[Collected material start]

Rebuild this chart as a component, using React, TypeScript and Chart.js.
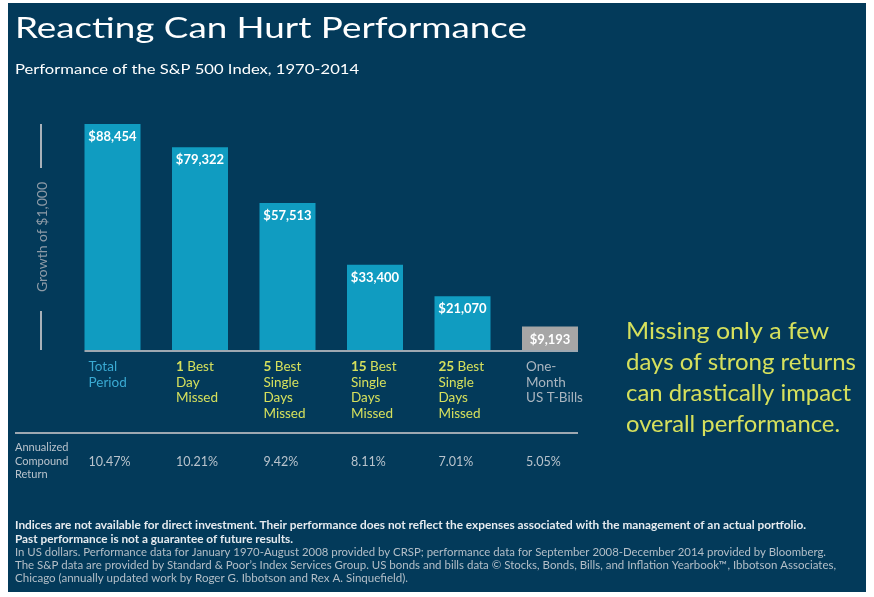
import React, { useEffect, useRef } from "react";
import { Chart, registerables } from "chart.js";

Chart.register(...registerables);

const titleText = "Reacting Can Hurt Performance";
const subtitleText = "Performance of the S&P 500 Index, 1970-2014";
const yAxisTitle = "Growth of $1,000";

const categoryLines: string[][] = [
  ["Total", "Period"],
  ["1 Best", "Day", "Missed"],
  ["5 Best", "Single", "Days", "Missed"],
  ["15 Best", "Single", "Days", "Missed"],
  ["25 Best", "Single", "Days", "Missed"],
  ["One-", "Month", "US T-Bills"],
];
const categoryKinds = ["total", "missed", "missed", "missed", "missed", "bills"];
const growthValues = [88454, 79322, 57513, 33400, 21070, 9193];
const valueLabels = ["$88,454", "$79,322", "$57,513", "$33,400", "$21,070", "$9,193"];
const returnRowLabel = ["Annualized", "Compound", "Return"];
const annualizedReturns = ["10.47%", "10.21%", "9.42%", "8.11%", "7.01%", "5.05%"];
const calloutLines = [
  "Missing only a few",
  "days of strong returns",
  "can drastically impact",
  "overall performance.",
];
const calloutWidths = [203, 230, 225, 214];
const footerBold = [
  "Indices are not available for direct investment. Their performance does not reflect the expenses associated with the management of an actual portfolio.",
  "Past performance is not a guarantee of future results.",
];
const footerBoldWidths = [791, 278];
const footerNormal = [
  "In US dollars. Performance data for January 1970-August 2008 provided by CRSP; performance data for September 2008-December 2014 provided by Bloomberg.",
  "The S&P data are provided by Standard & Poor\u2019s Index Services Group. US bonds and bills data \u00A9 Stocks, Bonds, Bills, and Inflation Yearbook\u2122, Ibbotson Associates,",
  "Chicago (annually updated work by Roger G. Ibbotson and Rex A. Sinquefield).",
];
const footerNormalWidths = [811, 821, 393];

const W = 874;
const H = 597;
const NAVY = "#033a5a";
const BAR = "#109cc1";
const GRAY_BAR = "#a6a6a6";
const YELLOW = "#d6e05c";
const LIGHT_BLUE = "#3aaad3";
const SOFT = "#b9c3cc";
const FONT = "Lato, 'Open Sans', sans-serif";

function fitText(ctx: CanvasRenderingContext2D, text: string, x: number, y: number, font: string, width?: number) {
  ctx.save();
  ctx.font = font;
  if (width) {
    const m = ctx.measureText(text).width;
    const s = width / m;
    ctx.translate(x, y);
    ctx.scale(s, 1);
    ctx.fillText(text, 0, 0);
  } else {
    ctx.fillText(text, x, y);
  }
  ctx.restore();
}

const panelPlugin = {
  id: "panel",
  beforeDraw(chart: any) {
    const ctx = chart.ctx as CanvasRenderingContext2D;
    ctx.save();
    ctx.fillStyle = "#ffffff";
    ctx.fillRect(0, 0, W, H);
    ctx.fillStyle = NAVY;
    ctx.fillRect(8, 3, 858, 589);
    ctx.restore();
  },
};

const textPlugin = {
  id: "texts",
  afterDatasetsDraw(chart: any) {
    const ctx = chart.ctx as CanvasRenderingContext2D;
    const meta = chart.getDatasetMeta(0);
    const bars = meta.data as any[];
    const yScale = chart.scales.y;
    const base = yScale.getPixelForValue(0);
    ctx.save();
    ctx.textBaseline = "alphabetic";
    ctx.textAlign = "left";

    // title + subtitle
    ctx.fillStyle = "#ffffff";
    fitText(ctx, titleText, 15, 38, `28px ${FONT}`, 512);
    fitText(ctx, subtitleText, 15, 74, `14px ${FONT}`, 344);

    // baseline
    const first = bars[0];
    const last = bars[bars.length - 1];
    ctx.strokeStyle = "#9ea8b1";
    ctx.lineWidth = 2;
    ctx.beginPath();
    ctx.moveTo(first.x - first.width / 2, base + 1);
    ctx.lineTo(last.x + last.width / 2, base + 1);
    ctx.stroke();

    // y-axis title and its bracket lines
    const top = yScale.getPixelForValue(growthValues[0]);
    ctx.strokeStyle = "#a9b1b9";
    ctx.lineWidth = 2;
    ctx.beginPath();
    ctx.moveTo(41, top);
    ctx.lineTo(41, top + 44);
    ctx.moveTo(41, base - 39);
    ctx.lineTo(41, base);
    ctx.stroke();
    ctx.save();
    ctx.translate(47, (top + base) / 2);
    ctx.rotate(-Math.PI / 2);
    ctx.textAlign = "center";
    ctx.fillStyle = "#8e9ba7";
    ctx.font = `14px ${FONT}`;
    ctx.fillText(yAxisTitle, 0, 0);
    ctx.restore();

    // value labels inside bars
    ctx.textAlign = "center";
    ctx.fillStyle = "#ffffff";
    ctx.font = `bold 13px ${FONT}`;
    bars.forEach((b: any, i: number) => {
      ctx.fillText(valueLabels[i], b.x, b.y + 17);
    });

    // category labels
    ctx.textAlign = "left";
    bars.forEach((b: any, i: number) => {
      const x0 = b.x - b.width / 2 + 4;
      const kind = categoryKinds[i];
      const color = kind === "total" ? LIGHT_BLUE : kind === "bills" ? "#aab5bf" : YELLOW;
      ctx.fillStyle = color;
      categoryLines[i].forEach((line, j) => {
        const y = 371 + j * 15.5;
        if (kind === "missed" && j === 0) {
          const sp = line.indexOf(" ");
          const num = line.slice(0, sp);
          const rest = line.slice(sp);
          ctx.font = `bold 13.5px ${FONT}`;
          ctx.fillText(num, x0, y);
          const w = ctx.measureText(num).width;
          ctx.font = `13.5px ${FONT}`;
          ctx.fillText(rest, x0 + w, y);
        } else {
          ctx.font = `13.5px ${FONT}`;
          ctx.fillText(line, x0, y);
        }
      });
    });

    // separator
    ctx.strokeStyle = "#9ea8b1";
    ctx.lineWidth = 2;
    ctx.beginPath();
    ctx.moveTo(15, 433);
    ctx.lineTo(last.x + last.width / 2, 433);
    ctx.stroke();

    // annualized returns
    ctx.fillStyle = SOFT;
    ctx.font = `11px ${FONT}`;
    returnRowLabel.forEach((t, j) => ctx.fillText(t, 15, 451 + j * 13.5));
    ctx.font = `12.5px ${FONT}`;
    bars.forEach((b: any, i: number) => {
      ctx.fillText(annualizedReturns[i], b.x - b.width / 2 + 4, 465.5);
    });

    // callout
    ctx.fillStyle = YELLOW;
    calloutLines.forEach((t, j) => {
      fitText(ctx, t, 626, 339 + j * 31, `23px ${FONT}`, calloutWidths[j]);
    });

    // footer
    ctx.fillStyle = "#e6ebef";
    footerBold.forEach((t, j) => fitText(ctx, t, 15, 529 + j * 14, `bold 11px ${FONT}`, footerBoldWidths[j]));
    ctx.fillStyle = "#b4bfc8";
    footerNormal.forEach((t, j) => fitText(ctx, t, 15, 556 + j * 13, `11px ${FONT}`, footerNormalWidths[j]));

    ctx.restore();
  },
};

export default function App() {
  const ref = useRef<HTMLCanvasElement>(null);
  useEffect(() => {
    if (!ref.current) return;
    const chart = new Chart(ref.current, {
      type: "bar",
      data: {
        labels: categoryLines.map((l) => l.join(" ")),
        datasets: [
          {
            data: growthValues,
            backgroundColor: growthValues.map((_, i) => (categoryKinds[i] === "bills" ? GRAY_BAR : BAR)),
            borderWidth: 0,
            categoryPercentage: 1,
            barPercentage: 0.64,
          },
        ],
      },
      options: {
        responsive: false,
        animation: false,
        devicePixelRatio: 1,
        layout: { padding: { left: 68.75, right: 280.25, top: 94.5, bottom: 247 } },
        scales: {
          x: { display: false },
          y: { display: false, min: 0, max: 100000 },
        },
        plugins: { legend: { display: false }, tooltip: { enabled: false }, title: { display: false } },
      },
      plugins: [panelPlugin, textPlugin],
    });
    return () => chart.destroy();
  }, []);
  return (
    <canvas
      ref={ref}
      width={W}
      height={H}
      style={{ position: "fixed", left: 0, top: 0, width: W, height: H }}
    />
  );
}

[Collected material end]

Exactly reproduce the run of lines from the start of the listing through the line with "Chart.register(...registerables);", inclusive; pictures are not copied.

Rebuild this chart as a component, using React, TypeScript and Chart.js.
import React, { useEffect, useRef } from "react";
import { Chart, registerables } from "chart.js";

Chart.register(...registerables);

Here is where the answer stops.